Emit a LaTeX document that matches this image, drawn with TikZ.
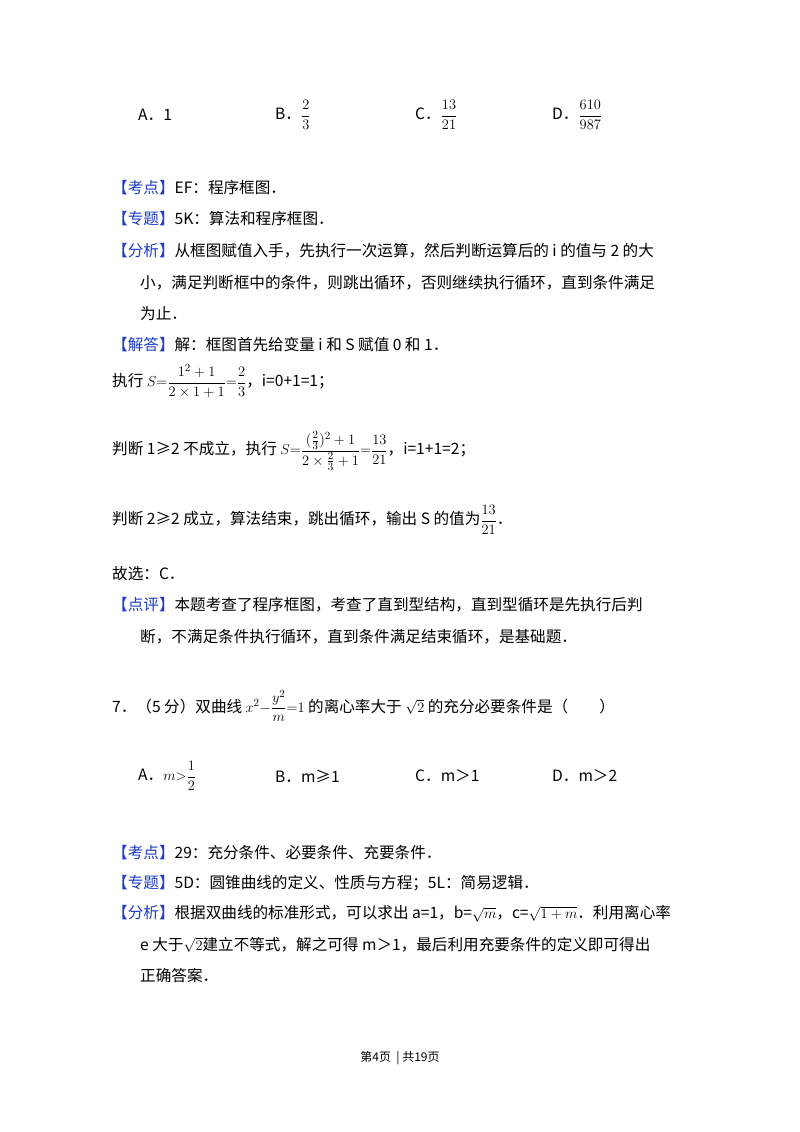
\documentclass[tikz,border=0pt]{standalone}
\usepackage{fontspec}
\setmainfont{Noto Sans CJK SC}
\definecolor{tagblue}{RGB}{30,60,200}
\newcommand{\tagb}[1]{{\color{tagblue}【#1】}}
\newcommand{\df}[2]{{\displaystyle\frac{#1}{#2}}}
\begin{document}
\begin{tikzpicture}[x=1pt,y=-1pt,
  t/.style={anchor=west,inner sep=0pt,font=\fontsize{15.6}{18}\selectfont},
  pg/.style={anchor=center,inner sep=0pt,font=\fontsize{12}{14}\selectfont}]
\useasboundingbox[fill=white] (0,0) rectangle (800,1132);
\node[t] (a1) at (138,115) {A．1};
\node[t] (b1) at (275,115) {B．$\df{2}{3}$};
\node[t] (c1) at (415,115) {C．$\df{13}{21}$};
\node[t] (d1) at (552,115) {D．$\df{610}{987}$};
\node[t] (k1) at (112,188) {\tagb{考点}EF：程序框图．};
\node[t] (z1) at (112,219) {\tagb{专题}5K：算法和程序框图．};
\node[t] (f1) at (112,251) {\tagb{分析}从框图赋值入手，先执行一次运算，然后判断运算后的 i 的值与 2 的大};
\node[t] (f2) at (140,283) {小，满足判断框中的条件，则跳出循环，否则继续执行循环，直到条件满足};
\node[t] (f3) at (140,314) {为止．};
\node[t] (j1) at (112,345) {\tagb{解答}解：框图首先给变量 i 和 S 赋值 0 和 1．};
\node[t] (e1) at (112,381) {执行 $S{=}\df{1^2+1}{2\times1+1}{=}\df{2}{3}$，i=0+1=1；};
\node[t] (e2) at (112,451) {判断 1≥2 不成立，执行 $S{=}\df{(\frac{2}{3})^2+1}{2\times\frac{2}{3}+1}{=}\df{13}{21}$，i=1+1=2；};
\node[t] (e3) at (112,520) {判断 2≥2 成立，算法结束，跳出循环，输出 S 的值为$\df{13}{21}$．};
\node[t] (g1) at (112,574) {故选：C．};
\node[t] (p1) at (112,605) {\tagb{点评}本题考查了程序框图，考查了直到型结构，直到型循环是先执行后判};
\node[t] (p2) at (140,637) {断，不满足条件执行循环，直到条件满足结束循环，是基础题．};
\node[t] (q7) at (112,706) {7．（5 分）双曲线 $x^2{-}\df{y^2}{m}{=}1$ 的离心率大于 $\sqrt{2}$ 的充分必要条件是（\qquad）};
\node[t] (a2) at (138,776) {A．$m{>}\df{1}{2}$};
\node[t] (b2) at (275,776) {B．m≥1};
\node[t] (c2) at (415,776) {C．m＞1};
\node[t] (d2) at (552,776) {D．m＞2};
\node[t] (k2) at (112,853) {\tagb{考点}29：充分条件、必要条件、充要条件．};
\node[t] (z2) at (112,883) {\tagb{专题}5D：圆锥曲线的定义、性质与方程；5L：简易逻辑．};
\node[t] (f4) at (112,914) {\tagb{分析}根据双曲线的标准形式，可以求出 a=1，b=$\sqrt{m}$，c=$\sqrt{1+m}$．利用离心率};
\node[t] (f5) at (140,945) {e 大于$\sqrt{2}$建立不等式，解之可得 m＞1，最后利用充要条件的定义即可得出};
\node[t] (f6) at (140,976) {正确答案．};
\node[pg] (pg1) at (400,1058) {第4页 \ | 共19页};
\end{tikzpicture}
\end{document}
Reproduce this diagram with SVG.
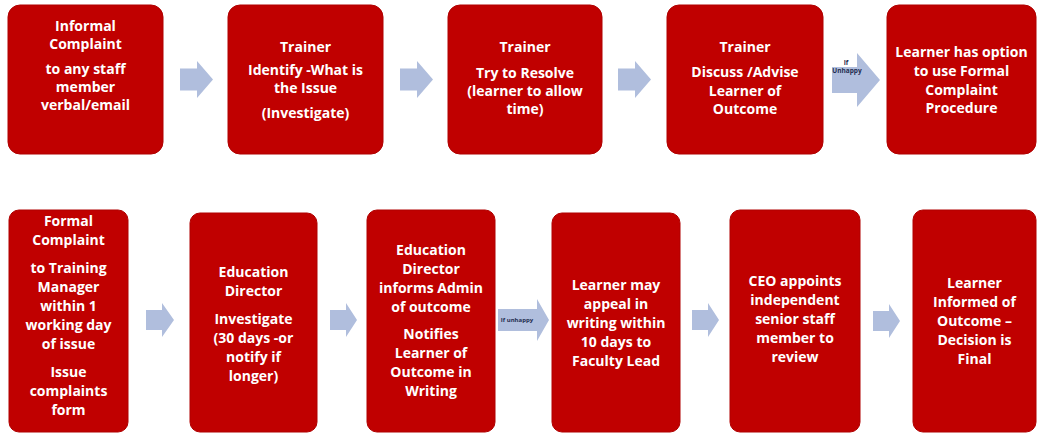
<svg xmlns="http://www.w3.org/2000/svg" width="1037" height="434" viewBox="0 0 1037 434">
<style>
.box{fill:#C00000;stroke:#B00000;stroke-width:1}
.t{font-family:"Open Sans","Liberation Sans",sans-serif;font-weight:700;font-size:14px;fill:#FFFFFF;text-anchor:middle}
.arrow{fill:#B0BEDD}
.lbl{font-family:"Open Sans","Liberation Sans",sans-serif;font-weight:700;fill:#1F2D50;text-anchor:middle}
</style>
<rect width="1037" height="434" fill="#FFFFFF"/>
<g id="connectors">
<path class="arrow" d="M180,68.5 H197 V61 L213,79.5 L197,98 V90.5 H180 Z"/>
<path class="arrow" d="M400,68.5 H417 V61 L433,79.5 L417,98 V90.5 H400 Z"/>
<path class="arrow" d="M618,68.5 H635 V61 L651,79.5 L635,98 V90.5 H618 Z"/>
<path class="arrow" d="M832,67 H857 V53 L880,80 L857,107 V93 H832 Z"/>
<text class="lbl" x="846" y="65" font-size="6.5">If</text>
<text class="lbl" x="847" y="73" font-size="6.5">Unhappy</text>
<path class="arrow" d="M146,310 H162 V303 L174,320 L162,337 V330 H146 Z"/>
<path class="arrow" d="M330,310 H346 V303 L357,320 L346,337 V330 H330 Z"/>
<path class="arrow" d="M498,309 H537 V299 L549,320 L537,341 V331 H498 Z"/>
<text class="lbl" x="517" y="322" font-size="6">If unhappy</text>
<path class="arrow" d="M692,310 H708 V303 L719,320 L708,337 V330 H692 Z"/>
<path class="arrow" d="M873,311 H889 V304 L900,321 L889,338 V331 H873 Z"/>
</g>
<g id="n1">
<rect class="box" x="8" y="5" width="155" height="149" rx="12"/>
<text class="t" x="85.5" y="31">Informal</text>
<text class="t" x="85.5" y="49">Complaint</text>
<text class="t" x="85.5" y="74">to any staff</text>
<text class="t" x="85.5" y="92">member</text>
<text class="t" x="85.5" y="110">verbal/email</text>
</g>
<g id="n2">
<rect class="box" x="228" y="5" width="155" height="149" rx="12"/>
<text class="t" x="305.5" y="52">Trainer</text>
<text class="t" x="305.5" y="75">Identify -What is</text>
<text class="t" x="305.5" y="93">the Issue</text>
<text class="t" x="305.5" y="118">(Investigate)</text>
</g>
<g id="n3">
<rect class="box" x="448" y="5" width="154" height="149" rx="12"/>
<text class="t" x="525" y="52">Trainer</text>
<text class="t" x="525" y="78">Try to Resolve</text>
<text class="t" x="525" y="96">(learner to allow</text>
<text class="t" x="525" y="114">time)</text>
</g>
<g id="n4">
<rect class="box" x="667" y="5" width="156" height="149" rx="12"/>
<text class="t" x="745" y="52">Trainer</text>
<text class="t" x="745" y="77">Discuss /Advise</text>
<text class="t" x="745" y="95.5">Learner of</text>
<text class="t" x="745" y="114">Outcome</text>
</g>
<g id="n5">
<rect class="box" x="887" y="5" width="149" height="149" rx="12"/>
<text class="t" x="961.5" y="57">Learner has option</text>
<text class="t" x="961.5" y="76">to use Formal</text>
<text class="t" x="961.5" y="95">Complaint</text>
<text class="t" x="961.5" y="113">Procedure</text>
</g>
<g id="n6">
<rect class="box" x="9" y="210" width="119" height="222" rx="10"/>
<text class="t" x="68.5" y="226">Formal</text>
<text class="t" x="68.5" y="245">Complaint</text>
<text class="t" x="68.5" y="273">to Training</text>
<text class="t" x="68.5" y="292">Manager</text>
<text class="t" x="68.5" y="311">within 1</text>
<text class="t" x="68.5" y="330">working day</text>
<text class="t" x="68.5" y="349">of issue</text>
<text class="t" x="68.5" y="377">Issue</text>
<text class="t" x="68.5" y="396">complaints</text>
<text class="t" x="68.5" y="415">form</text>
</g>
<g id="n7">
<rect class="box" x="190" y="213" width="127" height="219" rx="10"/>
<text class="t" x="253.5" y="277">Education</text>
<text class="t" x="253.5" y="296">Director</text>
<text class="t" x="253.5" y="324">Investigate</text>
<text class="t" x="253.5" y="343">(30 days -or</text>
<text class="t" x="253.5" y="362">notify if</text>
<text class="t" x="253.5" y="381">longer)</text>
</g>
<g id="n8">
<rect class="box" x="367" y="210" width="128" height="222" rx="10"/>
<text class="t" x="431" y="255">Education</text>
<text class="t" x="431" y="274">Director</text>
<text class="t" x="431" y="293">informs Admin</text>
<text class="t" x="431" y="312">of outcome</text>
<text class="t" x="431" y="339">Notifies</text>
<text class="t" x="431" y="358">Learner of</text>
<text class="t" x="431" y="377">Outcome in</text>
<text class="t" x="431" y="396">Writing</text>
</g>
<g id="n9">
<rect class="box" x="552" y="213" width="128" height="219" rx="10"/>
<text class="t" x="616" y="290">Learner may</text>
<text class="t" x="616" y="309">appeal in</text>
<text class="t" x="616" y="328">writing within</text>
<text class="t" x="616" y="347">10 days to</text>
<text class="t" x="616" y="366">Faculty Lead</text>
</g>
<g id="n10">
<rect class="box" x="730" y="210" width="130" height="222" rx="10"/>
<text class="t" x="795" y="286">CEO appoints</text>
<text class="t" x="795" y="305">independent</text>
<text class="t" x="795" y="324">senior staff</text>
<text class="t" x="795" y="343">member to</text>
<text class="t" x="795" y="362">review</text>
</g>
<g id="n11">
<rect class="box" x="913" y="210" width="123" height="222" rx="10"/>
<text class="t" x="974.5" y="288">Learner</text>
<text class="t" x="974.5" y="307">Informed of</text>
<text class="t" x="974.5" y="326">Outcome –</text>
<text class="t" x="974.5" y="345">Decision is</text>
<text class="t" x="974.5" y="364">Final</text>
</g>
</svg>
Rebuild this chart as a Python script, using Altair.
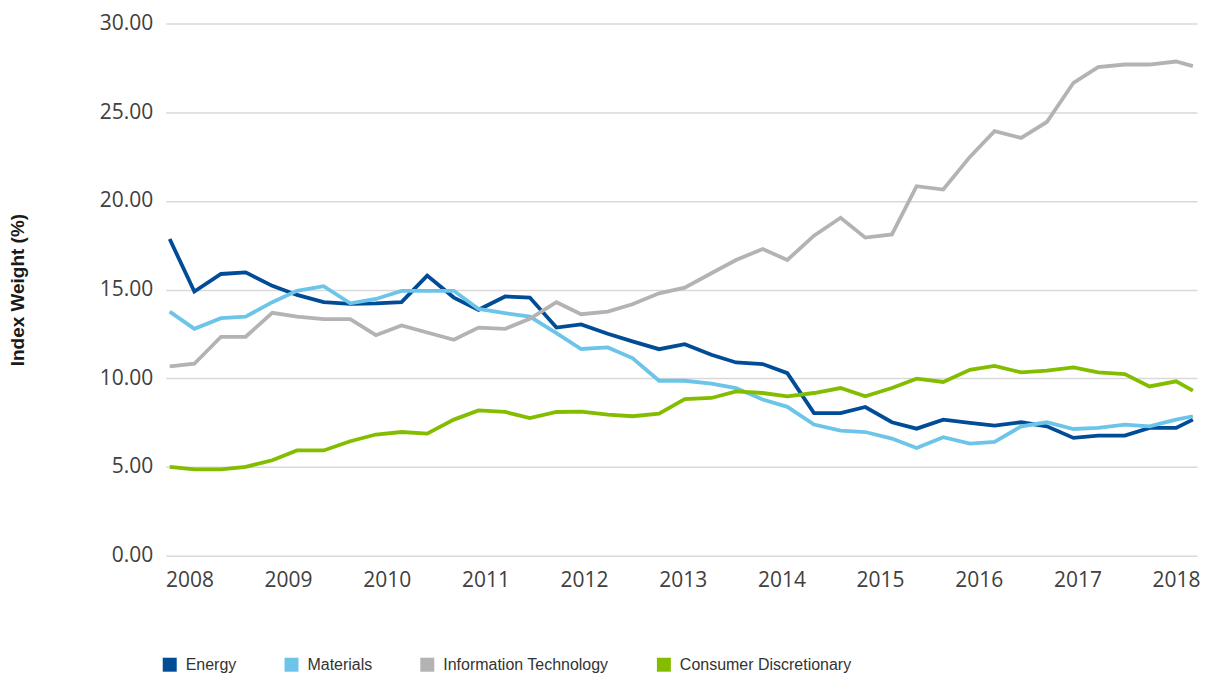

________________________________________

[DIRECTIONS] Pick out every line with the string "this" and copy it.

[THE COMPLETED TASK]
Emit a LaTeX document that matches this image, drawn with TikZ.
Reproduce this diagram with SVG.
Rebuild this chart as a Python script, using Altair.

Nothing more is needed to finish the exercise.